Reproduce the lines of the material exactly, excluding every image.

** begin **

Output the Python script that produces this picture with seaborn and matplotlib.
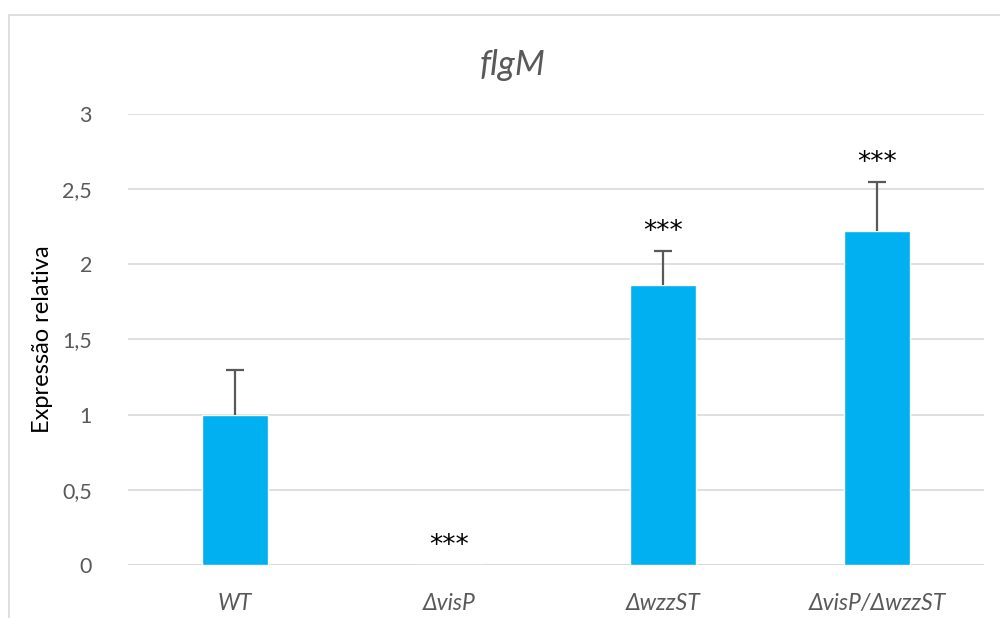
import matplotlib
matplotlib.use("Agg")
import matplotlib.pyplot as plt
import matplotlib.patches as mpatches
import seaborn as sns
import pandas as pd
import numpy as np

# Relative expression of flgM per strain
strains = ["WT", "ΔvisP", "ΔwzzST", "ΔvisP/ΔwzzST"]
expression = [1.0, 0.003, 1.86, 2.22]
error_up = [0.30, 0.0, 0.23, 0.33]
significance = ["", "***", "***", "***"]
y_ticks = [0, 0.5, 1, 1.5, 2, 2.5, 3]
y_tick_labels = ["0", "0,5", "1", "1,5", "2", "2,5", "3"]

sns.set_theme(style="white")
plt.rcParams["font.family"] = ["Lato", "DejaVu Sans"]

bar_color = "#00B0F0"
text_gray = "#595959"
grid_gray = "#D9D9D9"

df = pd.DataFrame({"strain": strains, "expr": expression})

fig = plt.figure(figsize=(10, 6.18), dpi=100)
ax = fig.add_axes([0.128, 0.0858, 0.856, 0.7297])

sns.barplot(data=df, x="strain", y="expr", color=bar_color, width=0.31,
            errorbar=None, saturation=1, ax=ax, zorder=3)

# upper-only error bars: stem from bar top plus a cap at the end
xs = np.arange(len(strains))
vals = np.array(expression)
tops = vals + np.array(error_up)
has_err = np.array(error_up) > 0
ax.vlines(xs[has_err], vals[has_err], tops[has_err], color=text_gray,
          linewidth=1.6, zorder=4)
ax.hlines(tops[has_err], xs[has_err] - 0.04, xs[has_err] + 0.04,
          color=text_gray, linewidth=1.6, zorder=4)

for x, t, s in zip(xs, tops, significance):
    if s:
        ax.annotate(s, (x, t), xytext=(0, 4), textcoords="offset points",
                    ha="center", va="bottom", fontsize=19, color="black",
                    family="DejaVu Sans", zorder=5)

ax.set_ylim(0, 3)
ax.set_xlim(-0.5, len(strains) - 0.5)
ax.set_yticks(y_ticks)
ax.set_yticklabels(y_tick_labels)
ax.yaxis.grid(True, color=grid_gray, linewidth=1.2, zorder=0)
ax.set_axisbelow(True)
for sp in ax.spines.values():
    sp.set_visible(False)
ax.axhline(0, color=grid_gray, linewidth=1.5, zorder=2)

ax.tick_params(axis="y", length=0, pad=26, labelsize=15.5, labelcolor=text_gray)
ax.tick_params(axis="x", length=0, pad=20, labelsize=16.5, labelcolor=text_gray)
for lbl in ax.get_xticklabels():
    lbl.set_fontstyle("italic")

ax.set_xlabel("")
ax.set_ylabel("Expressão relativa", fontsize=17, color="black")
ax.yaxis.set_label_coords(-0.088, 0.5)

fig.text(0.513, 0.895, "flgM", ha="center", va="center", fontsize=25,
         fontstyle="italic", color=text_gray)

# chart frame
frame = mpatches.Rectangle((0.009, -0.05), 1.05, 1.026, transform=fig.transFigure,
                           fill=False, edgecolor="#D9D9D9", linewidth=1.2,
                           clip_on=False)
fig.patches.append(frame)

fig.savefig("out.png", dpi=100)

** end **

**Result for this exercise:**
Output the Python script that produces this picture with seaborn and matplotlib.
import matplotlib
matplotlib.use("Agg")
import matplotlib.pyplot as plt
import matplotlib.patches as mpatches
import seaborn as sns
import pandas as pd
import numpy as np

# Relative expression of flgM per strain
strains = ["WT", "ΔvisP", "ΔwzzST", "ΔvisP/ΔwzzST"]
expression = [1.0, 0.003, 1.86, 2.22]
error_up = [0.30, 0.0, 0.23, 0.33]
significance = ["", "***", "***", "***"]
y_ticks = [0, 0.5, 1, 1.5, 2, 2.5, 3]
y_tick_labels = ["0", "0,5", "1", "1,5", "2", "2,5", "3"]

sns.set_theme(style="white")
plt.rcParams["font.family"] = ["Lato", "DejaVu Sans"]

bar_color = "#00B0F0"
text_gray = "#595959"
grid_gray = "#D9D9D9"

df = pd.DataFrame({"strain": strains, "expr": expression})

fig = plt.figure(figsize=(10, 6.18), dpi=100)
ax = fig.add_axes([0.128, 0.0858, 0.856, 0.7297])

sns.barplot(data=df, x="strain", y="expr", color=bar_color, width=0.31,
            errorbar=None, saturation=1, ax=ax, zorder=3)

# upper-only error bars: stem from bar top plus a cap at the end
xs = np.arange(len(strains))
vals = np.array(expression)
tops = vals + np.array(error_up)
has_err = np.array(error_up) > 0
ax.vlines(xs[has_err], vals[has_err], tops[has_err], color=text_gray,
          linewidth=1.6, zorder=4)
ax.hlines(tops[has_err], xs[has_err] - 0.04, xs[has_err] + 0.04,
          color=text_gray, linewidth=1.6, zorder=4)

for x, t, s in zip(xs, tops, significance):
    if s:
        ax.annotate(s, (x, t), xytext=(0, 4), textcoords="offset points",
                    ha="center", va="bottom", fontsize=19, color="black",
                    family="DejaVu Sans", zorder=5)

ax.set_ylim(0, 3)
ax.set_xlim(-0.5, len(strains) - 0.5)
ax.set_yticks(y_ticks)
ax.set_yticklabels(y_tick_labels)
ax.yaxis.grid(True, color=grid_gray, linewidth=1.2, zorder=0)
ax.set_axisbelow(True)
for sp in ax.spines.values():
    sp.set_visible(False)
ax.axhline(0, color=grid_gray, linewidth=1.5, zorder=2)

ax.tick_params(axis="y", length=0, pad=26, labelsize=15.5, labelcolor=text_gray)
ax.tick_params(axis="x", length=0, pad=20, labelsize=16.5, labelcolor=text_gray)
for lbl in ax.get_xticklabels():
    lbl.set_fontstyle("italic")

ax.set_xlabel("")
ax.set_ylabel("Expressão relativa", fontsize=17, color="black")
ax.yaxis.set_label_coords(-0.088, 0.5)

fig.text(0.513, 0.895, "flgM", ha="center", va="center", fontsize=25,
         fontstyle="italic", color=text_gray)

# chart frame
frame = mpatches.Rectangle((0.009, -0.05), 1.05, 1.026, transform=fig.transFigure,
                           fill=False, edgecolor="#D9D9D9", linewidth=1.2,
                           clip_on=False)
fig.patches.append(frame)

fig.savefig("out.png", dpi=100)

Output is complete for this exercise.